27 December- 15 February
The documentary exhibition that opens the second Biennial of the Canary Islands attempts to analyse the successive intents and interventions that have shaped the archipelago’s landscape at different levels of the territory, making sure to include those lyrical proposals that savour the essence of the landscape from other perspectives. Architects, landscapists, geographers, engineers, artists, writers, philosophers: all have enriched a complex narrative that raises several issues about a concept that is hard to define. The term landscape is used and theorised on by specialists that formulate different interpretations and questions. Questions that we will only be able to resolve with their profound analysis and the fruits of the investigations of all the professionals mentioned above.
The documentary work that we present attempts to visualise the interventions carried out on the shore, in the cities, in the suburbs and in rural areas. A set of maps, drawings, photographic materials, models, and field notebooks will be used to show the active scenarios of a territory that had not been sufficiently documented. The aim is to start a process that will be completed through several editions that will gradually incorporate the contributions of professionals from different fields.In this edition we have engaged two teams of architects. They will guide our gaze through different projects that synthesise some of the most interesting proposals carried out in the Islands at the end of the past century and in the present 21st century. José Luis Gago Vaquero and Amigó, Machado y Arricivita Architects curate two large exhibitions. One held in Las Palmas de Gran Canaria titled De la sima a la cumbre. De la naturaleza a la protección del paisaje (From Pit to Peak. From Nature to Landscape Conservation). The other one, located in Santa Cruz de Tenerife, is called Territorios del paisaje (Territories of the Landscape). Two projects that delve in similar issues that will help illuminate a matter of utmost importance.
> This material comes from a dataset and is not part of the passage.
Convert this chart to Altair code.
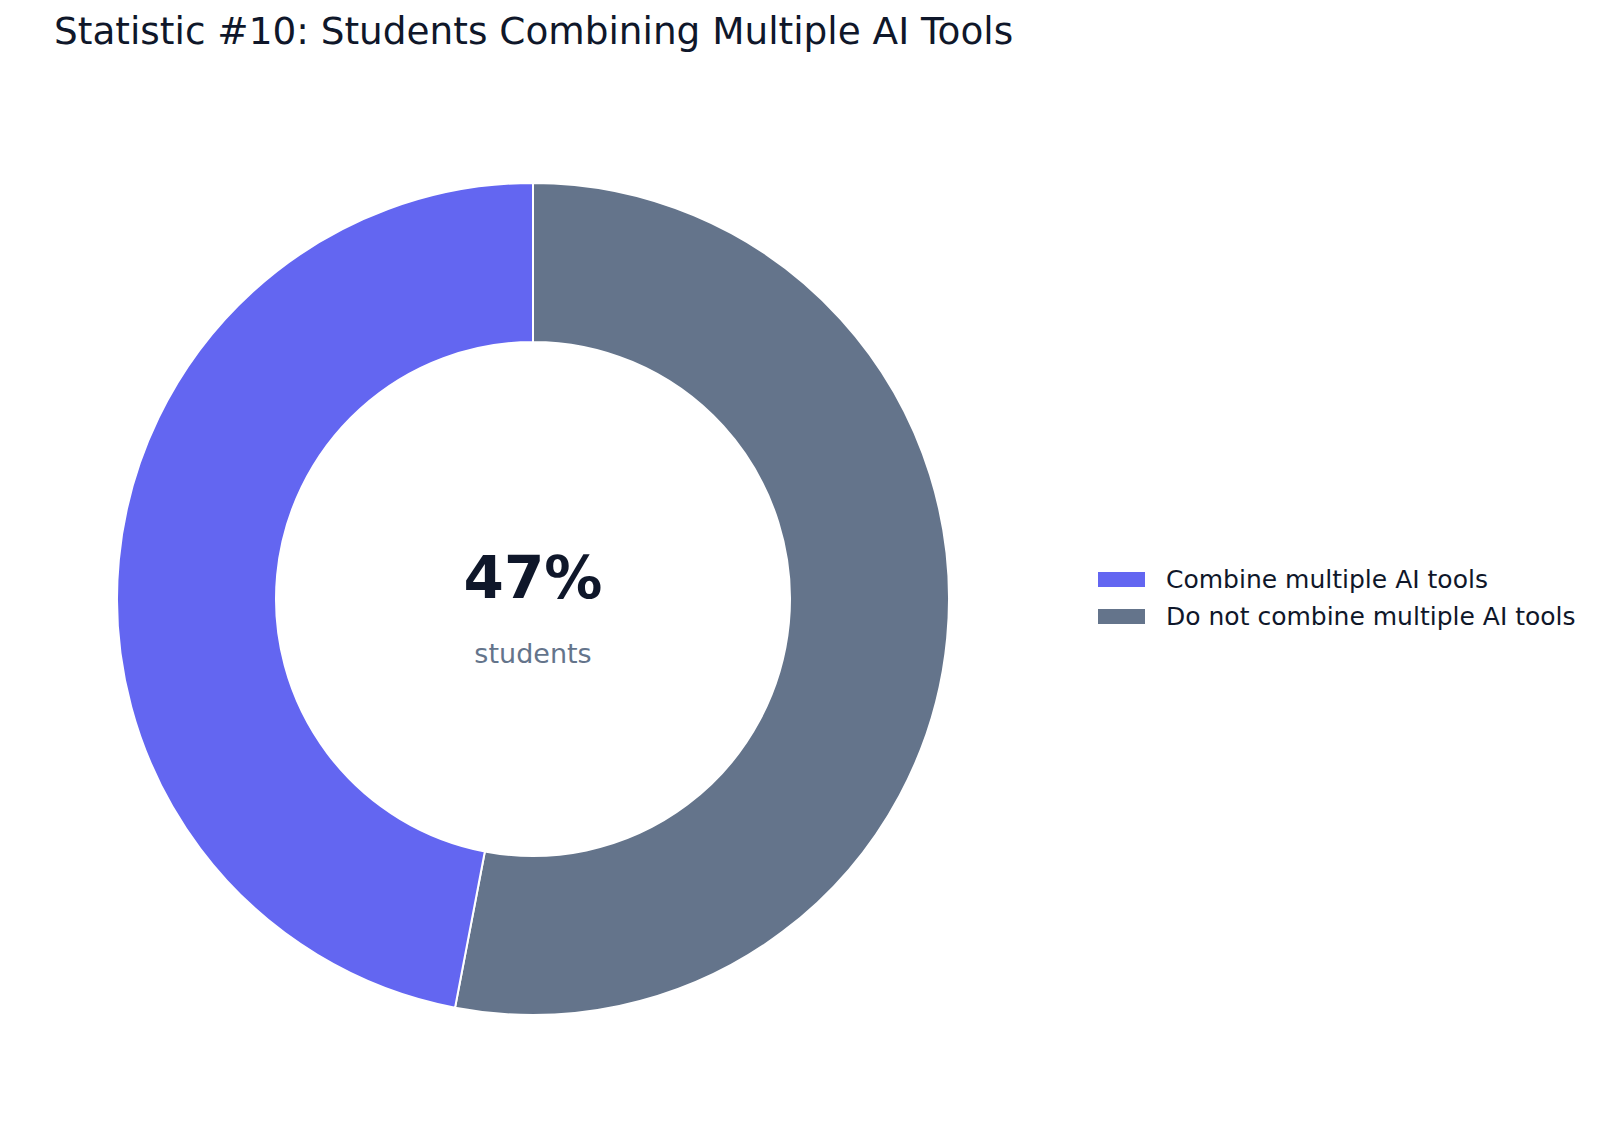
import altair as alt
import pandas as pd

categories = ["Do not combine multiple AI tools", "Combine multiple AI tools"]
values = [53, 47]
legend_order = ["Combine multiple AI tools", "Do not combine multiple AI tools"]
colors = ["#6366F1", "#64748B"]
order = [0, 1]
center_value = ["47%"]
center_label = ["students"]

df = pd.DataFrame({"category": categories, "value": values, "order": order})

CX, CY = 525, 521
FONT = "DejaVu Sans"

donut = alt.Chart(df).mark_arc(
    innerRadius=257, outerRadius=416, stroke="white", strokeWidth=2
).encode(
    theta=alt.Theta("value:Q", stack=True),
    order=alt.Order("order:Q"),
    color=alt.Color(
        "category:N",
        scale=alt.Scale(domain=legend_order, range=colors),
        legend=alt.Legend(
            title=None,
            orient="none",
            legendX=1090,
            legendY=478,
            symbolType="M-1,-0.32L1,-0.32L1,0.32L-1,0.32Z",
            symbolSize=2209,
            symbolStrokeWidth=0,
            symbolOpacity=1,
            labelFontSize=25,
            labelFont=FONT,
            labelColor="#0F172A",
            labelOffset=21,
            labelLimit=1000,
            rowPadding=0,
        ),
    ),
    x=alt.value(CX),
    y=alt.value(CY),
)

big = alt.Chart(pd.DataFrame({"t": center_value})).mark_text(
    font=FONT, fontSize=58, fontWeight="bold", color="#0F172A", baseline="alphabetic", align="center"
).encode(text="t:N", x=alt.value(CX), y=alt.value(CY - 1))

small = alt.Chart(pd.DataFrame({"t": center_label})).mark_text(
    font=FONT, fontSize=27, color="#64748B", baseline="alphabetic", align="center"
).encode(text="t:N", x=alt.value(CX), y=alt.value(CY + 64))

chart = alt.layer(donut, big, small).properties(
    width=1584,
    height=1000,
    autosize=alt.AutoSizeParams(type="none"),
    padding={"top": 70, "left": 0, "right": 0, "bottom": 0},
    title=alt.TitleParams(
        "Statistic #10: Students Combining Multiple AI Tools",
        anchor="start",
        frame="group",
        font=FONT,
        fontSize=37.4,
        fontWeight="normal",
        color="#0F172A",
        dx=46,
        offset=27,
    ),
).configure(font=FONT, view=alt.ViewConfig(stroke=None))

chart.save("out.html", embed_options={"renderer": "svg", "actions": False})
The Biennial of the Canary Islands is a suitable arena to initiate such a task, particularly given the broad reach it has in the general public and in landscape debate forums. The objective is to bring several projects into the exhibition room so that the public becomes aware of their contributions. They have to be reviewed because they are still valid and could facilitate the understanding on the way in which the landscape has to be intervened so that we do not have to renounce the conservation of our territory. On the other hand, the way in which this information is conveyed also matters, the way in which the contributions of these documents are presented to the public. To attend to this point, the Biennial has engaged highly qualified specialists. To go back on these archived projects, to review them anew, to contemplate them with curiosity, to formulate new questions, can also help us better understand what we ought to do and where we have erred in the past.